I have re-read through the thread. There were several ideas I chucked in and I think their strengths and weaknesses have been explored fairly well. The main idea was just to think of bone marrow as a place we have forgotten. TLR7 was suggested as a candidate signal that might provide an example of how ME/CFS might have some similar parameters to lupus. I think it does have some specific connections of interest but I wouldn't want to limit thoughts to it at all. There are a few points I think may be worth adding.
1. The sensitivity of bone marrow to pressure shows it has good innervation - maybe more obviously so than lymph node but that may be spurious. So it could talk directly to brain. Cellular changes might send signals to brain via cytokine sensitive nerves and brain might modulate cell behaviour through ACh or neuropeptide transmitters.
I have to say that I don't terribly like this idea, it is just that without any circulating cytokines to blame we are a bit stuck for why the brain gets tampered with. I think immune system loops, where a cell of a type encourages, directly or indirectly, other members of the same cell type to do the same bad things it is doing are plausible (and documented in other situations). I think brain loops where certain neurons encourage other neurons to encourage them to encourage other neurons.. are plausible. A loop where immune cells of a type signal to the brain which then signals back to other cells of that type to do more bad things is conceivable but I see pretty little evidence from other diseases, despite it being a trendy sort of story for brain to collude with body tissues.
I rather doubt that any of this would be reflected in bone pain to be honest, although it is possible.
2. I am not sure we have a good idea what cytokines will do in bone marrow. I don't. There may be literature though. Two things are unusual. Firstly, red marrow space is a fairly rigid box so the vasodilatation of inflammation may not apply much. In inflammation small vessels get wider and more blood goes through but often slower, to allow cell migration. I don't see that as a likely option for marrow where blood vessel dilatation is likely to speed up flow (no room for dawdling).

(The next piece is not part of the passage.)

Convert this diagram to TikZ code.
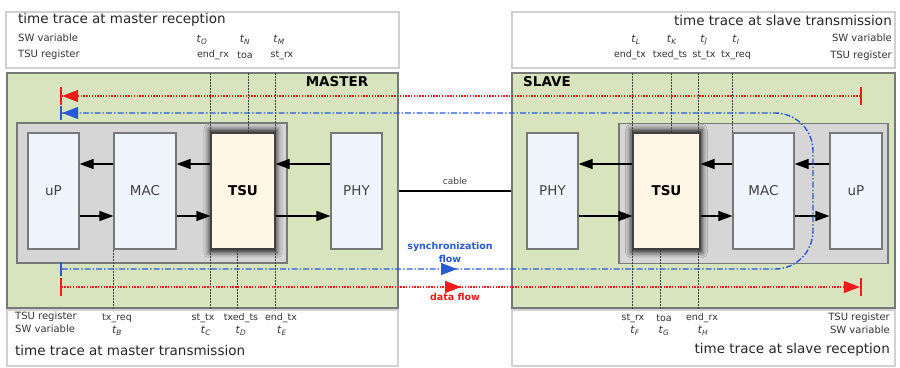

Also the marrow is already full of 'inflammatory' cells like neutrophils and monocytes. Moreover, there is no tight endothelial barrier so cell emigration is not going to require the usual upregulation of adhesion molecules. Spleen is rather similar. And because bone marrow has a rigid case it cannot take up extra immigrant cells as easily as other tissues anyway.
I am not aware of a disease where there is sterile inflammation of bone marrow and maybe there isn't such a thing, for these reasons. In oseteomyelitis there is pus and necrosis and red marrow is replaced by granuloma-type organisation with dying polymorphs and palisades of walling off macrophages and fibroblasts. But without cell death and pus I am not sure what "bone marrow inflammation" would look like.
3. People have mentioned red cells and haemophagocytosis, which is engulfment of whole red cells. I doubt that is relevant but another point is that the bone marrow is the place where nucleic acids from developing red cells, chucking it all out as they become haemoglobin balloons, are taken up and processed in vast quantities all the time. The same will apply to nucleic acids from pre-B cells that get deleted in marrow after failing to develop a safe (not autoimmune) surface antibody species. In lupus nucleic acid is recognised in an inappropriate way by antibody and that leads to cycles of immune complex formation, local neutrophil influx, further cell death with release of more nucleic acid etc. In health all the nucleic acid is tidied away silently.